Status Symbols For Children
This article is from the archive of The New York Sun before the launch of its new website in 2022. The Sun has neither altered nor updated such articles but will seek to correct any errors, mis-categorizations or other problems introduced during transfer.

In Los Angeles, the saying goes, it’s your car that says it all. Do you drive a Honda or a BMW? The answer shows more than just how luxuriously you cruise along the Pacific Coast Highway. When the residents of this coast choose to define themselves, it’s with our college degrees. An Ivy – or a school such as Duke, Stanford, or the University of Chicago – bestows a certain seal of approval, as well as a starting point for another cocktail party favorite: “Brown class of ’90? Do you know _____?”

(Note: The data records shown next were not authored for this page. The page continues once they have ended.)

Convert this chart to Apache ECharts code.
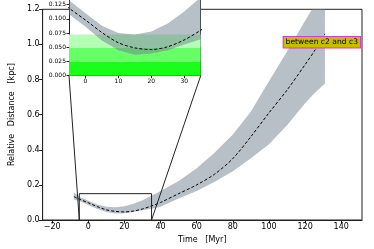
<!DOCTYPE html>
<html><head><meta charset="utf-8">
<script src="https://cdn.jsdelivr.net/npm/echarts@6/dist/echarts.min.js"></script>
<style>html,body{margin:0;padding:0;background:#fff}#c{width:374px;height:249px}</style>
</head><body><div id="c"></div>
<script>
// ---- data ----
const time   = [-8, -5, 0, 5, 10, 15, 20, 25, 30, 35, 40, 50, 60, 70, 80, 90, 100, 110, 120, 125, 131];
const centre = [0.133, 0.119, 0.098, 0.076, 0.058, 0.049, 0.046, 0.051, 0.063, 0.080, 0.100, 0.150, 0.200, 0.262, 0.350, 0.475, 0.610, 0.740, 0.885, 0.960, 1.060];
const lower  = [0.117, 0.108, 0.086, 0.062, 0.045, 0.037, 0.039, 0.045, 0.055, 0.064, 0.076, 0.122, 0.165, 0.218, 0.278, 0.352, 0.432, 0.540, 0.665, 0.720, 0.778];
const upper  = [0.158, 0.133, 0.110, 0.088, 0.075, 0.0725, 0.078, 0.092, 0.113, 0.138, 0.165, 0.222, 0.295, 0.385, 0.487, 0.618, 0.790, 0.960, 1.135, 1.220, 1.330];
const xTicks = [-20, 0, 20, 40, 60, 80, 100, 120, 140];
const insetXTicks = [0, 10, 20, 30];
const insetYTicks = [0, 0.025, 0.05, 0.075, 0.1, 0.125];
const greenLow  = [0, 0.025, 0.049];
const greenHigh = [0.025, 0.049, 0.0725];
const zoomT = [-5, 35];
const zoomV = [0, 0.15];
const labelText = 'between c2 and c3';

// ---- chart ----
const chart = echarts.init(document.getElementById('c'), null, {renderer: 'canvas'});
const FONT = 'DejaVu Sans';
const greenColors = ['#1aff1a', '#66ff66', '#b3ffb3'];
const minus = v => (v < 0 ? '\u2212' + (-v) : String(v));
const insetVisibleMax = 0.1333; // inset extends above the canvas edge

function band(xi, zl) {
  return {
    type: 'custom', xAxisIndex: xi, yAxisIndex: xi, zlevel: zl, z: 3, clip: true, silent: true,
    data: time.map((t, i) => [t, lower[i], upper[i]]),
    encode: {x: 0, y: [1, 2]},
    renderItem(params, api) {
      if (params.dataIndex !== 0) return null;
      const pts = [];
      for (let i = 0; i < time.length; i++) pts.push(api.coord([time[i], upper[i]]));
      for (let i = time.length - 1; i >= 0; i--) pts.push(api.coord([time[i], lower[i]]));
      return {type: 'polygon', shape: {points: pts}, style: {fill: 'rgba(112,128,144,0.5)'}};
    }
  };
}
function centreLine(xi, zl) {
  return {
    type: 'line', xAxisIndex: xi, yAxisIndex: xi, zlevel: zl, z: 4, clip: true, silent: true,
    data: time.map((t, i) => [t, centre[i]]), smooth: 0.3, showSymbol: false, symbol: 'none',
    lineStyle: {color: '#000', width: 1, type: [3, 2]}
  };
}

const axisCommon = {
  axisLine: {show: true, onZero: false, lineStyle: {color: '#222', width: 1}},
  splitLine: {show: false},
  axisTick: {show: true, inside: false, length: 3.5, lineStyle: {color: '#222', width: 1}},
};

const option = {
  animation: false,
  backgroundColor: '#fff',
  grid: [
    {left: 33.5, top: 9.3, width: 328.5, height: 210.7, show: true, borderColor: '#222', borderWidth: 1, backgroundColor: 'transparent'},
    {left: 69, top: 0, width: 131.7, height: 75.7, show: true, borderWidth: 0, backgroundColor: '#fff', zlevel: 1}
  ],
  xAxis: [
    Object.assign({}, axisCommon, {
      type: 'value', gridIndex: 0, min: -25.3, max: 151.5,
      axisTick: Object.assign({}, axisCommon.axisTick, {customValues: xTicks}),
      axisLabel: {customValues: xTicks, formatter: minus, fontFamily: FONT, fontSize: 8, color: '#000', margin: 3},
      name: 'Time   [Myr]', nameLocation: 'middle', nameGap: 14,
      nameTextStyle: {fontFamily: FONT, fontSize: 8, color: '#000'}
    }),
    Object.assign({}, axisCommon, {
      type: 'value', gridIndex: 1, min: -5, max: 35, zlevel: 1,
      axisTick: Object.assign({}, axisCommon.axisTick, {customValues: insetXTicks, length: 2.5}),
      axisLabel: {customValues: insetXTicks, fontFamily: FONT, fontSize: 6, color: '#000', margin: 3}
    })
  ],
  yAxis: [
    Object.assign({}, axisCommon, {
      type: 'value', gridIndex: 0, min: 0, max: 1.2, interval: 0.2,
      axisLabel: {formatter: v => v.toFixed(1), fontFamily: FONT, fontSize: 8, color: '#000', margin: 3},
      name: 'Relative   Distance   [kpc]', nameLocation: 'middle', nameGap: 19,
      nameTextStyle: {fontFamily: FONT, fontSize: 8, color: '#000'}
    }),
    Object.assign({}, axisCommon, {
      type: 'value', gridIndex: 1, min: 0, max: insetVisibleMax, zlevel: 1,
      axisTick: Object.assign({}, axisCommon.axisTick, {length: 2.5, customValues: insetYTicks}),
      axisLabel: {customValues: insetYTicks, formatter: v => v.toFixed(3), fontFamily: FONT, fontSize: 6, color: '#000', margin: 3}
    }),
    Object.assign({}, axisCommon, {
      type: 'value', gridIndex: 1, position: 'right', min: 0, max: insetVisibleMax, zlevel: 1,
      axisTick: {show: false}, axisLabel: {show: false}
    })
  ],
  series: [
    band(0, 0),
    centreLine(0, 0),
    {
      type: 'line', xAxisIndex: 0, yAxisIndex: 0, z: 5, silent: true, symbol: 'none', showSymbol: false,
      data: [[zoomT[0], zoomV[0]], [zoomT[0], zoomV[1]], [zoomT[1], zoomV[1]], [zoomT[1], zoomV[0]]],
      lineStyle: {color: '#222', width: 1}
    },
    {
      type: 'line', xAxisIndex: 1, yAxisIndex: 1, zlevel: 1, z: 1, silent: true, symbol: 'none', showSymbol: false,
      data: [[zoomT[0], zoomV[0]], [zoomT[1], zoomV[0]]],
      lineStyle: {opacity: 0},
      markArea: {
        silent: true, zlevel: 1, z: 1,
        data: greenLow.map((lo, i) => [
          {yAxis: lo, itemStyle: {color: greenColors[i], opacity: 1}},
          {yAxis: greenHigh[i]}
        ])
      }
    },
    band(1, 1),
    centreLine(1, 1)
  ],
  graphic: [{
    type: 'text', right: 13, top: 36, z: 10,
    style: {
      text: labelText, font: '7.6px "DejaVu Sans"', fill: '#000',
      backgroundColor: '#c8bc00', borderColor: '#d040c0', borderWidth: 1, padding: [1.5, 2, 1, 2]
    }
  }]
};
chart.setOption(option);

const a0 = chart.convertToPixel({gridIndex: 0}, [zoomT[0], zoomV[0]]);
const a1 = chart.convertToPixel({gridIndex: 0}, [zoomT[1], zoomV[0]]);
const b0 = chart.convertToPixel({gridIndex: 1}, [zoomT[0], zoomV[0]]);
const b1 = chart.convertToPixel({gridIndex: 1}, [zoomT[1], zoomV[0]]);
chart.setOption({
  graphic: [
    option.graphic[0],
    {type: 'line', z: 6, shape: {x1: a0[0], y1: a0[1], x2: b0[0], y2: b0[1]}, style: {stroke: '#222', lineWidth: 1}},
    {type: 'line', z: 6, shape: {x1: a1[0], y1: a1[1], x2: b1[0], y2: b1[1]}, style: {stroke: '#222', lineWidth: 1}}
  ]
});
</script>
</body></html>
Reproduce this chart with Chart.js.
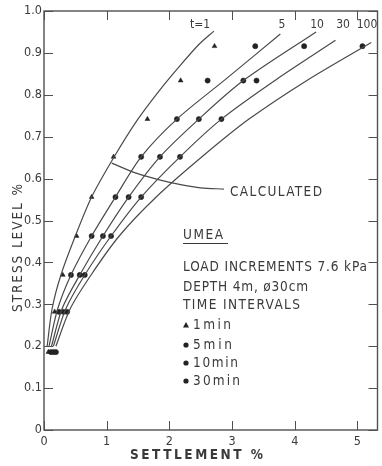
<!DOCTYPE html>
<html>
<head>
<meta charset="utf-8">
<script src="https://cdn.jsdelivr.net/npm/chart.js@4.4.1/dist/chart.umd.min.js"></script>
<style>
  html, body { margin: 0; padding: 0; background: #fff; }
  #wrap { width: 382px; height: 466px; }
</style>
</head>
<body>
<div id="wrap"><canvas id="chart" width="382" height="466"></canvas></div>
<script>
// Measured points: stress level of each load step, settlement % after each time interval
const stressLevels = [0.186, 0.282, 0.37, 0.463, 0.556, 0.652, 0.742, 0.834, 0.916];
const settle1min  = [0.07, 0.17, 0.30, 0.52, 0.76, 1.11, 1.65, 2.18, 2.72];
const settle5min  = [0.11, 0.24, 0.43, 0.76, 1.14, 1.55, 2.12, 2.61, 3.37];
const settle10min = [0.15, 0.31, 0.57, 0.94, 1.35, 1.85, 2.47, 3.18, 4.15];
const settle30min = [0.19, 0.37, 0.65, 1.07, 1.55, 2.17, 2.83, 3.39, 5.08];

// Drawn curves t = 1, 5, 10, 30, 100 (settlement, stress level)
const curveT1X   = [0.05, 0.13, 0.27, 0.50, 0.76, 1.12, 1.49, 1.84, 2.15, 2.47, 2.71];
const curveT1Y   = [0.20, 0.29, 0.37, 0.463, 0.556, 0.652, 0.74, 0.81, 0.866, 0.92, 0.952];
const curveT5X   = [0.08, 0.22, 0.43, 0.76, 1.14, 1.55, 2.12, 2.88, 3.77];
const curveT5Y   = [0.20, 0.29, 0.37, 0.463, 0.556, 0.652, 0.742, 0.835, 0.945];
const curveT10X  = [0.12, 0.29, 0.57, 0.94, 1.35, 1.85, 2.47, 3.18, 4.34];
const curveT10Y  = [0.20, 0.29, 0.37, 0.463, 0.556, 0.652, 0.742, 0.834, 0.95];
const curveT30X  = [0.15, 0.35, 0.65, 1.07, 1.55, 2.17, 2.83, 3.69, 4.65];
const curveT30Y  = [0.20, 0.29, 0.37, 0.463, 0.556, 0.652, 0.742, 0.835, 0.93];
const curveT100X = [0.19, 0.42, 0.75, 1.20, 1.79, 2.52, 3.27, 4.20, 5.22];
const curveT100Y = [0.20, 0.29, 0.37, 0.463, 0.556, 0.652, 0.742, 0.835, 0.925];
const curveLabels = ['t=1', '5', '10', '30', '100'];

// "Calculated" line
const calcX = [1.08, 1.47, 1.84, 2.20, 2.50, 2.87];
const calcY = [0.637, 0.613, 0.597, 0.585, 0.578, 0.575];

// Axis ticks
const xTickVals = [0, 1, 2, 3, 4, 5];
const yTickVals = [0, 0.1, 0.2, 0.3, 0.4, 0.5, 0.6, 0.7, 0.8, 0.9, 1.0];

const INK = '#3a3a3a';
const FONT = "'DejaVu Sans Condensed', 'Liberation Sans Narrow', 'DejaVu Sans', sans-serif";

const zip = (xs, ys) => xs.map((v, i) => ({ x: v, y: ys[i] }));

const curve = (xs, ys) => ({
    data: zip(xs, ys),
    showLine: true,
    borderColor: '#4a4a4a',
    borderWidth: 1.2,
    pointRadius: 0,
    tension: 0.3,
});

const marks = (xs, style, r) => ({
    data: zip(xs, stressLevels),
    showLine: false,
    pointStyle: style,
    pointRadius: r,
    backgroundColor: '#222',
    borderColor: '#222',
    borderWidth: 0.5,
});

// text drawn at a given width (letter spacing stretched to fit)
const fitText = (ctx, text, x, y, w) => {
    ctx.letterSpacing = '0px';
    const m = ctx.measureText(text).width;
    const ls = text.length > 1 ? (w - m) / (text.length - 1) : 0;
    ctx.letterSpacing = ls + 'px';
    ctx.fillText(text, x, y);
    ctx.letterSpacing = '0px';
};

// label centres above the curve ends (pixels)
const labelSpots = [[200, 25], [282, 25], [317, 25], [343, 25], [367, 25]];

const notes = [
    { text: 'CALCULATED', x: 230, y: 192, w: 92 },
    { text: 'UMEA', x: 183, y: 235, w: 40 },
    { text: 'LOAD INCREMENTS 7.6 kPa', x: 183, y: 267, w: 184 },
    { text: 'DEPTH 4m, \u00f830cm', x: 183, y: 287, w: 125 },
    { text: 'TIME INTERVALS', x: 183, y: 305, w: 117 },
    { text: '1min', x: 193, y: 325, w: 38 },
    { text: '5min', x: 193, y: 345, w: 39 },
    { text: '10min', x: 193, y: 363, w: 45 },
    { text: '30min', x: 193, y: 381, w: 47 },
];

const framePlugin = {
    id: 'frameAndNotes',
    afterDraw(chart) {
        const { ctx, chartArea: a, scales } = chart;
        const sx = scales.x, sy = scales.y;
        ctx.save();
        ctx.strokeStyle = '#505050';
        ctx.lineWidth = 1.4;
        ctx.strokeRect(a.left, a.top, a.right - a.left, a.bottom - a.top);
        ctx.lineWidth = 1;
        ctx.beginPath();
        xTickVals.forEach((v) => {
            const px = Math.round(sx.getPixelForValue(v)) + 0.5;
            ctx.moveTo(px, a.bottom); ctx.lineTo(px, a.bottom - 9);
            ctx.moveTo(px, a.top); ctx.lineTo(px, a.top + 9);
        });
        yTickVals.forEach((v) => {
            const py = Math.round(sy.getPixelForValue(v)) + 0.5;
            ctx.moveTo(a.left, py); ctx.lineTo(a.left + 9, py);
            ctx.moveTo(a.right, py); ctx.lineTo(a.right - 9, py);
        });
        ctx.stroke();

        // curve labels
        ctx.fillStyle = INK;
        ctx.textBaseline = 'middle';
        ctx.textAlign = 'center';
        ctx.font = '12px ' + FONT;
        curveLabels.forEach((t, i) => ctx.fillText(t, labelSpots[i][0], labelSpots[i][1]));

        // annotation text
        ctx.textAlign = 'left';
        ctx.font = '13.5px ' + FONT;
        notes.forEach((n) => fitText(ctx, n.text, n.x, n.y, n.w));

        // underline under UMEA
        ctx.strokeStyle = INK;
        ctx.lineWidth = 1.2;
        ctx.beginPath();
        ctx.moveTo(183, 243.5); ctx.lineTo(228, 243.5);
        ctx.stroke();

        // legend markers
        ctx.fillStyle = '#222';
        ctx.beginPath();
        ctx.moveTo(186, 322); ctx.lineTo(189, 327.5); ctx.lineTo(183, 327.5);
        ctx.closePath(); ctx.fill();
        [345, 363, 381].forEach((yy) => {
            ctx.beginPath(); ctx.arc(186, yy, 2.6, 0, Math.PI * 2); ctx.fill();
        });

        // axis titles
        ctx.fillStyle = INK;
        ctx.font = 'bold 13.5px ' + FONT;
        fitText(ctx, 'SETTLEMENT %', 130, 455, 133);
        ctx.font = '13.5px ' + FONT;
        ctx.translate(18, 312);
        ctx.rotate(-Math.PI / 2);
        fitText(ctx, 'STRESS LEVEL %', 0, 0, 128);
        ctx.restore();
    },
};

new Chart(document.getElementById('chart'), {
    type: 'scatter',
    data: {
        datasets: [
            curve(curveT1X, curveT1Y),
            curve(curveT5X, curveT5Y),
            curve(curveT10X, curveT10Y),
            curve(curveT30X, curveT30Y),
            curve(curveT100X, curveT100Y),
            curve(calcX, calcY),
            marks(settle1min, 'triangle', 2.8),
            marks(settle5min, 'circle', 2.6),
            marks(settle10min, 'circle', 2.6),
            marks(settle30min, 'circle', 2.6),
        ],
    },
    options: {
        responsive: false,
        animation: false,
        devicePixelRatio: 1,
        layout: { padding: { top: 11, right: 2, left: 0, bottom: 0 } },
        plugins: { legend: { display: false }, tooltip: { enabled: false } },
        scales: {
            x: {
                type: 'linear',
                min: 0,
                max: 5.32,
                grid: { display: false, drawTicks: false },
                border: { display: false },
                afterBuildTicks: (s) => { s.ticks = xTickVals.map((v) => ({ value: v })); },
                afterFit: (s) => { s.height = 36; },
                ticks: {
                    color: INK,
                    font: { family: FONT, size: 12.5 },
                    padding: 4,
                    maxRotation: 0,
                    autoSkip: false,
                    callback: (v) => String(v),
                },
            },
            y: {
                type: 'linear',
                min: 0,
                max: 1.0,
                grid: { display: false, drawTicks: false },
                border: { display: false },
                afterBuildTicks: (s) => { s.ticks = yTickVals.map((v) => ({ value: v })); },
                afterFit: (s) => { s.width = 44; },
                ticks: {
                    color: INK,
                    font: { family: FONT, size: 12.5 },
                    padding: 2,
                    autoSkip: false,
                    callback: (v) => (v === 0 ? '0' : Number(v).toFixed(1)),
                },
            },
        },
    },
    plugins: [framePlugin],
});
</script>
</body>
</html>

What I’ve realized lately is that in this town, when it comes to sizing up a new acquaintance quickly, even more telling than where you went to college is where your children go to school, regardless of whether it’s nursery school or the ninth grade.
For example, tell someone your children are at Riverdale, and they’ll assume you’re a Wall Street hottie, basking in the glow of your new money. Tell someone your daughters are at Nightingale, and they’ll know that you hand write your thank-you notes and insist that your children address all adults as Mr. or Mrs. Your son goes to the Stephen Gaynor School? You’re socially connected but are honest about the fact that your child has learning disabilities. Ethical Culture? You’re laid-back, liberal, and interested in diversity. Horace Mann? You’re all about achievement and excellence at any cost.
Of course, these labels are ridiculous – just as ridiculous, in fact, as assessing each other according to where we went to college or what car we drive.
In the famous scene from “Baby Boom,” Diane Keaton insists that if she can secure her young child’s acceptance at a fancy preparatory school, then college entry, a great job, and happily-ever-after will logically follow. We all want that for our children, right?
But Ms. Keaton’s monologue only partially explains many New Yorkers’ obsession with where their children go to school. And it doesn’t begin to explain some of their even more bizarre obsessions with where other people’s children go to school.
“In New York, it’s so hard for people to create a sense of community. Parents hope their children’s school will become the community that they have been searching for,” a father of three said. “Your child’s school is a label you can wear. It can be far more telling than where you went to school, where you work, or where you live.”
I spoke to others who were less cynical about why parents care so much about where their children go to school.
“Our children’s school has become our community,” one mother of two girls said. “When a parent has died or a child has been ill, this community has pulled together. As corny as it sounds, my husband and I really do feel so lucky to be part this group, and it’s the school that’s at its core.”
With as many as 12 school years per child, it does seem logical to evaluate a school’s community when trying to decide if it is a place you want to send your child every day. Your child will be spending many hours at the homes of other families who attend this school. You might see the parents every day at drop-off and pickup. There will be school fund-raisers, concerts, and plays where you will socialize with other parents.
But what happens when parents have an idea of where they belong, but the school is not a good fit for their child?
One director of admissions said that she occasionally sees parents who are more focused on the way they fit into the school than whether the school is a good match for their child.
“It’s disgusting, really,” she said. “Parents view the schools as if they’re social clubs, with not nearly enough of an effort made to understand what suits their child best.
“You would not believe how many parents overlook their child’s particular set of needs – whether it is a school with structure or a nurturing environment or lots of remedial help – because they have a fixed idea of where they, not their child, belong,” she added.
An assistant director of one prep school said that a set of parents recently submitted a forged result of their child’s neuropsychological exam in order to increase their chances of being accepted to her school.
“Can you imagine? Lying about your child’s abilities or learning issues in order to get them into a school that they don’t belong in anyway?” she asked. “Parents like this do a huge disservice to their children.”
And a huge service to themselves socially?
“When children end up at the wrong school – maybe because the parents pushed too hard or had connections, or maybe just because it didn’t turn out to be a great match – no one wins,” the assistant director said. “No parents want to get the phone calls about the ongoing problems during the year. And switching schools in fourth grade isn’t fun.”